Plus a rooflight that looks as though it would leak rain.
The outdoor sequences are laughably empty, though occasionally there's a horsedrawn equipage which is too big for a cab, accompanied by coconut shells.
I'd thought gaslighting was a deliberate tinkering with gas, to worry the victim, but in fact if was a side-effect of Boyer in the roof space—or rather, attic room—who turned on gaslight when rummaging about. The driving mad was accusations of mislaying or forgetting objects, and being said to be too ill to get out.
Gaslight in fact used gas mantles, fragile things made my soaking a frame wrapped in cloth in a solution of some 'rare earth' element, to leave a cylinder; when heated, it glowed. High tech in 1875, but forgotten by 1940. Even matches were subject to technical change; the 'match girl' strike was in 1888.
The black and white rendition must have taken some effort to achieve, either in the original or in the blu-ray version. I hadn't quite appreciated how all the objects had to be distinguished by tone, so they didn't merge into each other.
The film—not yet a 'movie' of course—had a theme of desire for jewels. There's a scene supposedly at the Tower of London of the Crown Jewels. Not for the first time I wondered if this was a nod to Jews interested in these unimpressive minerals.
This film started with a rather long scene-set plus murder scene, replaced with tuition in Italy in the US version. In it, all the names are changed, and the location, Pimlico here. The US version also relates the wife to the victim, and gives them a common musical thread, which includes Boyer as pianist. I'd guess the British version is more faithful to the book; which shows the advantages of dramatic reconstruction.
The helpfully inquisitive local works in a carriage place, the ancestor of the modern garage, which itself may be superseded by an electrical version. The man sens his time grooming an obviousy model horse while talking to his cheery young assistant. Cotten's promotion to detective gives the US version a slight problem: why should he send his time on just one case?

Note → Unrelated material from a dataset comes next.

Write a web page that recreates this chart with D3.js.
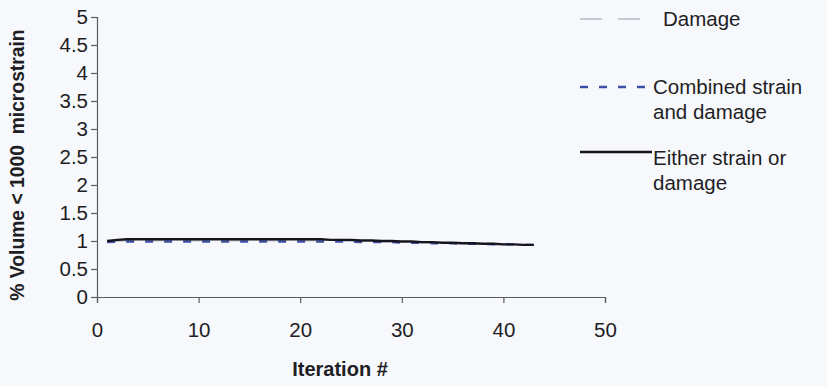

The British film is more unpleasant than its transatlantic offshoot. The maid and the master kiss and they even do out. The marriage is revealed to be fake—He's a bigamist, with a wife in Australia. Walbrook says he hates her, and says things like "You're going me and you'll die raving in a asylum." It's a bit unnecessarily specific: the hidden jewels are specifically rubies, "worth 20,000 pounds."